# Data for the task

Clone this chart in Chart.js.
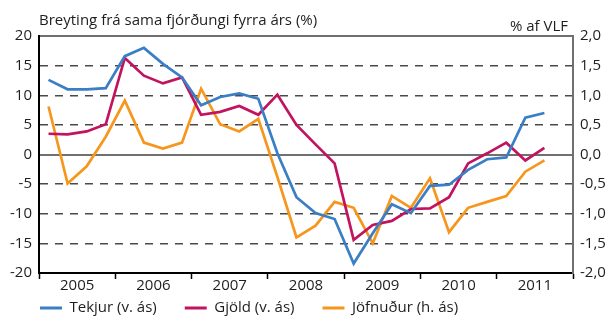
<!DOCTYPE html>
<html>
<head>
<meta charset="utf-8">
<script src="https://cdn.jsdelivr.net/npm/chart.js@4/dist/chart.umd.min.js"></script>
<style>
  html, body { margin: 0; padding: 0; background: #fff; }
  #wrap { width: 611px; height: 327px; position: relative; }
  #wrap canvas { position: absolute; left: 0; top: 0; }
  .cap {
    position: absolute;
    font: 15px/20px 'Open Sans', sans-serif;
    color: #1e1e1e;
    white-space: nowrap;
    pointer-events: none;
  }
  #capLeft { left: 39px; top: 9px; }
  #capRight { right: 43px; top: 15px; }
</style>
</head>
<body>
<div id="wrap">
  <canvas id="chart" width="611" height="327"></canvas>
  <div class="cap" id="capLeft"></div>
  <div class="cap" id="capRight"></div>
</div>
<script>
// Quarterly figures, 2005 Q1 - 2011 Q3
const years = ['2005', '2006', '2007', '2008', '2009', '2010', '2011'];
const quartersPerYear = 4;

// Revenue and expenditure, % change from same quarter a year earlier (left axis)
const tekjur = [12.6, 11.0, 11.0, 11.2, 16.6, 18.0, 15.3, 13.0, 8.3, 9.7, 10.3, 9.4,
                0.2, -7.2, -9.9, -10.9, -18.4, -13.3, -8.4, -9.9, -5.3, -5.1, -2.6, -0.8,
                -0.5, 6.2, 7.0];
const gjold  = [3.5, 3.4, 3.9, 5.1, 16.3, 13.3, 12.0, 13.0, 6.7, 7.2, 8.2, 6.7,
                10.1, 5.0, 1.7, -1.5, -14.4, -11.9, -11.2, -9.2, -9.1, -7.2, -1.5, 0.2,
                2.0, -1.0, 1.1];
// Balance, % of GDP (right axis)
const jofnudur = [0.81, -0.49, -0.20, 0.30, 0.91, 0.20, 0.10, 0.20, 1.11, 0.51, 0.39, 0.60,
                  -0.38, -1.40, -1.20, -0.80, -0.90, -1.50, -0.70, -0.90, -0.40, -1.31, -0.90, -0.80,
                  -0.70, -0.29, -0.10];

const seriesNames = ['Tekjur (v. ás)', 'Gjöld (v. ás)', 'Jöfnuður (h. ás)'];
const leftTitle = 'Breyting frá sama fjórðungi fyrra árs (%)';
const rightTitle = '% af VLF';

const BLUE = '#3a7ec6';
const RED = '#c2145e';
const ORANGE = '#f7961d';
const TEXT = '#1e1e1e';
const FONT = "'Open Sans', sans-serif";

// legend spacing between entries, and the resulting offsets of the legend row
const LEGEND_GAP = 28;
const LEGEND_SHIFT_X = 40 - LEGEND_GAP;
const LEGEND_SHIFT_Y = 3.5 - LEGEND_GAP;

// unit captions above the two value axes
document.getElementById('capLeft').textContent = leftTitle;
document.getElementById('capRight').textContent = rightTitle;

// each quarter sits in the middle of its slot on a 0..28 quarter axis
const toPoints = arr => arr.map((v, i) => ({ x: i + 0.5, y: v }));

Chart.defaults.font.family = FONT;
Chart.defaults.font.size = 15;
Chart.defaults.color = TEXT;

// legend row: start it under the plot's left edge, in the band below the year labels
const legendPlacement = {
  id: 'legendPlacement',
  afterLayout(chart) {
    const L = chart.legend;
    L.left += LEGEND_SHIFT_X; L.right += LEGEND_SHIFT_X;
    L.top += LEGEND_SHIFT_Y; L.bottom += LEGEND_SHIFT_Y;
  }
};

const defaultLabels = Chart.defaults.plugins.legend.labels.generateLabels;

const canvas = document.getElementById('chart');
canvas.getContext('2d', { willReadFrequently: true });

const chart = new Chart(canvas, {
  type: 'line',
  data: {
    datasets: [
      { label: seriesNames[0], data: toPoints(tekjur), borderColor: BLUE, backgroundColor: BLUE, yAxisID: 'y' },
      { label: seriesNames[1], data: toPoints(gjold), borderColor: RED, backgroundColor: RED, yAxisID: 'y' },
      { label: seriesNames[2], data: toPoints(jofnudur), borderColor: ORANGE, backgroundColor: ORANGE, yAxisID: 'y2' }
    ]
  },
  options: {
    responsive: false,
    devicePixelRatio: 1,
    animation: false,
    layout: { padding: { top: 36, bottom: 5 - LEGEND_GAP, left: 0, right: 0 } },
    elements: {
      line: { borderWidth: 2.7, tension: 0, fill: false },
      point: { radius: 0, hoverRadius: 0 }
    },
    scales: {
      x: {
        type: 'linear',
        min: 0,
        max: years.length * quartersPerYear,
        ticks: {
          stepSize: 2,
          autoSkip: false,
          maxRotation: 0,
          padding: -2,
          color: TEXT,
          callback: v => (v % quartersPerYear === 2 ? years[(v - 2) / quartersPerYear] : '')
        },
        grid: {
          drawOnChartArea: false,
          tickLength: 6,
          tickWidth: 1.5,
          tickColor: c => (c.tick && c.tick.value % quartersPerYear === 0 ? '#000' : 'rgba(0,0,0,0)')
        },
        border: { color: '#000', width: 2 },
        afterFit: s => { s.height = 24; }
      },
      y: {
        position: 'left',
        min: -20,
        max: 20,
        ticks: { stepSize: 5, padding: 7, color: TEXT },
        grid: {
          drawTicks: false,
          lineWidth: 1.5,
          color: c => ([20, 0, -20].includes(c.tick && c.tick.value) ? 'rgba(0,0,0,0)' : '#4a4a4a')
        },
        border: { color: '#000', width: 2, dash: [8, 7] },
        afterFit: s => { s.width = 39; }
      },
      y2: {
        position: 'right',
        min: -2,
        max: 2,
        ticks: {
          stepSize: 0.5,
          padding: 7,
          color: TEXT,
          callback: v => v.toFixed(1).replace('.', ',')
        },
        grid: {
          drawTicks: false,
          lineWidth: 2,
          color: c => ((c.tick && (c.tick.value === 0 || c.tick.value === 2)) ? '#707070' : 'rgba(0,0,0,0)')
        },
        border: { color: '#707070', width: 2 },
        afterFit: s => { s.width = 38; }
      }
    },
    plugins: {
      legend: {
        position: 'bottom',
        align: 'start',
        labels: {
          boxWidth: 22,
          boxHeight: 3,
          padding: LEGEND_GAP,
          color: TEXT,
          font: { size: 15 },
          generateLabels: c => defaultLabels(c).map(l => ({ ...l, lineWidth: 0, fillStyle: l.strokeStyle }))
        }
      },
      tooltip: { enabled: false }
    }
  },
  plugins: [legendPlacement]
});

// redraw once more on the next frame
chart.ctx.getImageData(0, 0, 1, 1);
requestAnimationFrame(() => chart.draw());
</script>
</body>
</html>
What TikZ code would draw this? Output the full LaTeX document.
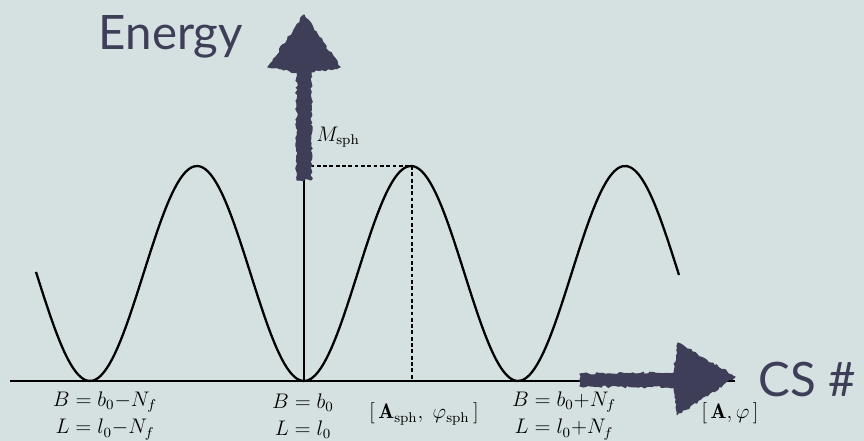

# Aim of the exercise
The records above must be transcribed exactly. Pictures are left out of the copy.

# Result for this task
Clone this chart in Chart.js.
<!DOCTYPE html>
<html>
<head>
<meta charset="utf-8">
<script src="https://cdn.jsdelivr.net/npm/chart.js@4/dist/chart.umd.min.js"></script>
<style>
  html, body { margin: 0; padding: 0; background: #fff; }
  #wrap { width: 611px; height: 327px; position: relative; }
  #wrap canvas { position: absolute; left: 0; top: 0; }
  .cap {
    position: absolute;
    font: 15px/20px 'Open Sans', sans-serif;
    color: #1e1e1e;
    white-space: nowrap;
    pointer-events: none;
  }
  #capLeft { left: 39px; top: 9px; }
  #capRight { right: 43px; top: 15px; }
</style>
</head>
<body>
<div id="wrap">
  <canvas id="chart" width="611" height="327"></canvas>
  <div class="cap" id="capLeft"></div>
  <div class="cap" id="capRight"></div>
</div>
<script>
// Quarterly figures, 2005 Q1 - 2011 Q3
const years = ['2005', '2006', '2007', '2008', '2009', '2010', '2011'];
const quartersPerYear = 4;

// Revenue and expenditure, % change from same quarter a year earlier (left axis)
const tekjur = [12.6, 11.0, 11.0, 11.2, 16.6, 18.0, 15.3, 13.0, 8.3, 9.7, 10.3, 9.4,
                0.2, -7.2, -9.9, -10.9, -18.4, -13.3, -8.4, -9.9, -5.3, -5.1, -2.6, -0.8,
                -0.5, 6.2, 7.0];
const gjold  = [3.5, 3.4, 3.9, 5.1, 16.3, 13.3, 12.0, 13.0, 6.7, 7.2, 8.2, 6.7,
                10.1, 5.0, 1.7, -1.5, -14.4, -11.9, -11.2, -9.2, -9.1, -7.2, -1.5, 0.2,
                2.0, -1.0, 1.1];
// Balance, % of GDP (right axis)
const jofnudur = [0.81, -0.49, -0.20, 0.30, 0.91, 0.20, 0.10, 0.20, 1.11, 0.51, 0.39, 0.60,
                  -0.38, -1.40, -1.20, -0.80, -0.90, -1.50, -0.70, -0.90, -0.40, -1.31, -0.90, -0.80,
                  -0.70, -0.29, -0.10];

const seriesNames = ['Tekjur (v. ás)', 'Gjöld (v. ás)', 'Jöfnuður (h. ás)'];
const leftTitle = 'Breyting frá sama fjórðungi fyrra árs (%)';
const rightTitle = '% af VLF';

const BLUE = '#3a7ec6';
const RED = '#c2145e';
const ORANGE = '#f7961d';
const TEXT = '#1e1e1e';
const FONT = "'Open Sans', sans-serif";

// legend spacing between entries, and the resulting offsets of the legend row
const LEGEND_GAP = 28;
const LEGEND_SHIFT_X = 40 - LEGEND_GAP;
const LEGEND_SHIFT_Y = 3.5 - LEGEND_GAP;

// unit captions above the two value axes
document.getElementById('capLeft').textContent = leftTitle;
document.getElementById('capRight').textContent = rightTitle;

// each quarter sits in the middle of its slot on a 0..28 quarter axis
const toPoints = arr => arr.map((v, i) => ({ x: i + 0.5, y: v }));

Chart.defaults.font.family = FONT;
Chart.defaults.font.size = 15;
Chart.defaults.color = TEXT;

// legend row: start it under the plot's left edge, in the band below the year labels
const legendPlacement = {
  id: 'legendPlacement',
  afterLayout(chart) {
    const L = chart.legend;
    L.left += LEGEND_SHIFT_X; L.right += LEGEND_SHIFT_X;
    L.top += LEGEND_SHIFT_Y; L.bottom += LEGEND_SHIFT_Y;
  }
};

const defaultLabels = Chart.defaults.plugins.legend.labels.generateLabels;

const canvas = document.getElementById('chart');
canvas.getContext('2d', { willReadFrequently: true });

const chart = new Chart(canvas, {
  type: 'line',
  data: {
    datasets: [
      { label: seriesNames[0], data: toPoints(tekjur), borderColor: BLUE, backgroundColor: BLUE, yAxisID: 'y' },
      { label: seriesNames[1], data: toPoints(gjold), borderColor: RED, backgroundColor: RED, yAxisID: 'y' },
      { label: seriesNames[2], data: toPoints(jofnudur), borderColor: ORANGE, backgroundColor: ORANGE, yAxisID: 'y2' }
    ]
  },
  options: {
    responsive: false,
    devicePixelRatio: 1,
    animation: false,
    layout: { padding: { top: 36, bottom: 5 - LEGEND_GAP, left: 0, right: 0 } },
    elements: {
      line: { borderWidth: 2.7, tension: 0, fill: false },
      point: { radius: 0, hoverRadius: 0 }
    },
    scales: {
      x: {
        type: 'linear',
        min: 0,
        max: years.length * quartersPerYear,
        ticks: {
          stepSize: 2,
          autoSkip: false,
          maxRotation: 0,
          padding: -2,
          color: TEXT,
          callback: v => (v % quartersPerYear === 2 ? years[(v - 2) / quartersPerYear] : '')
        },
        grid: {
          drawOnChartArea: false,
          tickLength: 6,
          tickWidth: 1.5,
          tickColor: c => (c.tick && c.tick.value % quartersPerYear === 0 ? '#000' : 'rgba(0,0,0,0)')
        },
        border: { color: '#000', width: 2 },
        afterFit: s => { s.height = 24; }
      },
      y: {
        position: 'left',
        min: -20,
        max: 20,
        ticks: { stepSize: 5, padding: 7, color: TEXT },
        grid: {
          drawTicks: false,
          lineWidth: 1.5,
          color: c => ([20, 0, -20].includes(c.tick && c.tick.value) ? 'rgba(0,0,0,0)' : '#4a4a4a')
        },
        border: { color: '#000', width: 2, dash: [8, 7] },
        afterFit: s => { s.width = 39; }
      },
      y2: {
        position: 'right',
        min: -2,
        max: 2,
        ticks: {
          stepSize: 0.5,
          padding: 7,
          color: TEXT,
          callback: v => v.toFixed(1).replace('.', ',')
        },
        grid: {
          drawTicks: false,
          lineWidth: 2,
          color: c => ((c.tick && (c.tick.value === 0 || c.tick.value === 2)) ? '#707070' : 'rgba(0,0,0,0)')
        },
        border: { color: '#707070', width: 2 },
        afterFit: s => { s.width = 38; }
      }
    },
    plugins: {
      legend: {
        position: 'bottom',
        align: 'start',
        labels: {
          boxWidth: 22,
          boxHeight: 3,
          padding: LEGEND_GAP,
          color: TEXT,
          font: { size: 15 },
          generateLabels: c => defaultLabels(c).map(l => ({ ...l, lineWidth: 0, fillStyle: l.strokeStyle }))
        }
      },
      tooltip: { enabled: false }
    }
  },
  plugins: [legendPlacement]
});

// redraw once more on the next frame
chart.ctx.getImageData(0, 0, 1, 1);
requestAnimationFrame(() => chart.draw());
</script>
</body>
</html>
What TikZ code would draw this? Output the full LaTeX document.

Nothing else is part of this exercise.